INTERVIEW MET PHILIP HOPMAN
DE OUDE BOLLENSCHUUR
Vroeger woonden mijn opa en oma in het huis waar wij nu wonen, het is de bakermat van onze familie. Veel van mijn neven en nichten wonen nog in de buurt. Ik kom uit een grote familie, alleen mijn vader komt al uit een gezin van dertien. Noud en ik zijn hier acht jaar geleden teruggekomen. Mijn moeder is in het aangrenzende huis blijven wonen en wij hebben deze oude bollenschuur omgebouwd tot woonhuis en atelier. We hebben veel oude elementen kunnen behouden. Zie je die latjes op het plafond? (Philip wijst naar boven) Tijdens de oorlog viel er een bom op het huis waar mijn moeder nu woont, het lag helemaal in puin. Deze bollenschuur had alleen schade aan het dak. Met de houten latjes uit het puin van de schuurtjes hebben mijn ooms dit hele dak opnieuw opgebouwd. Piet Hein Eek zou er een moord voor doen!
TEKENTALENT IN DE FAMILIE
Mijn broer Piet was een geweldige tekenaar. Hij is verongelukt toen hij achttien jaar oud was. Ik was toen veertien. Hij zat op de fiets, een taxichauffeur viel in slaap achter het stuur… Heel tragisch. Piet was extravagant en modieus; met plateauschoenen, wijde broeken, zijden sjaaltjes, een tropenhelm. En hij was een bevlogen tekenaar. Wat hij op zijn achttiende maakte, was al zo goed. Op zijn zolderkamer zat hij urenlang te tekenen. We hebben nog steeds werkjes van hem hangen in het huis van mijn moeder. Het was een fijne broer.
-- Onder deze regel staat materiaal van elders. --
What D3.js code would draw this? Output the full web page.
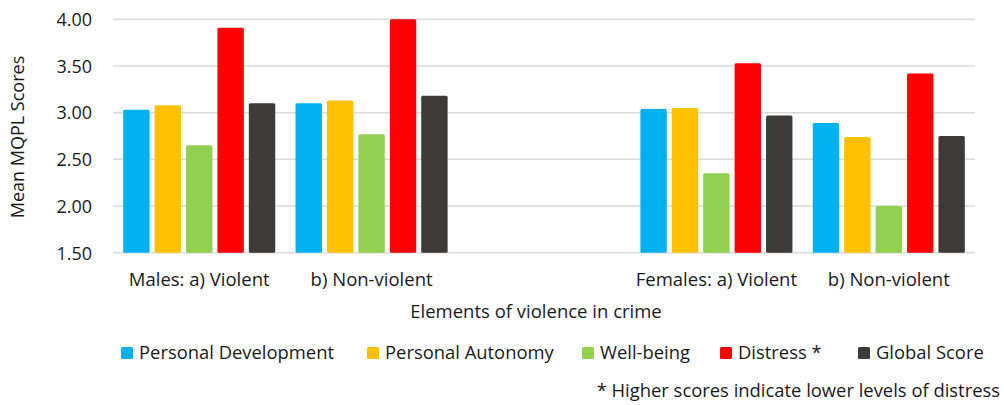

Ik kon lang niet accepteren dat hij er niet meer was. Ik moest weten wat zijn dood voor functie had. Op een gegeven moment ben ik naar zo’n reïncarnatieman gegaan om er vragen over te stellen. Hij vertelde me dat Piet zijn tijd op aarde was geweest. Het was een beetje hocus pocus, maar ik kon er wel wat mee. Mijn broer was heel bijzonder, hij was zijn tijd ver vooruit. Het was bijna alsof hij niet meer in deze wereld paste.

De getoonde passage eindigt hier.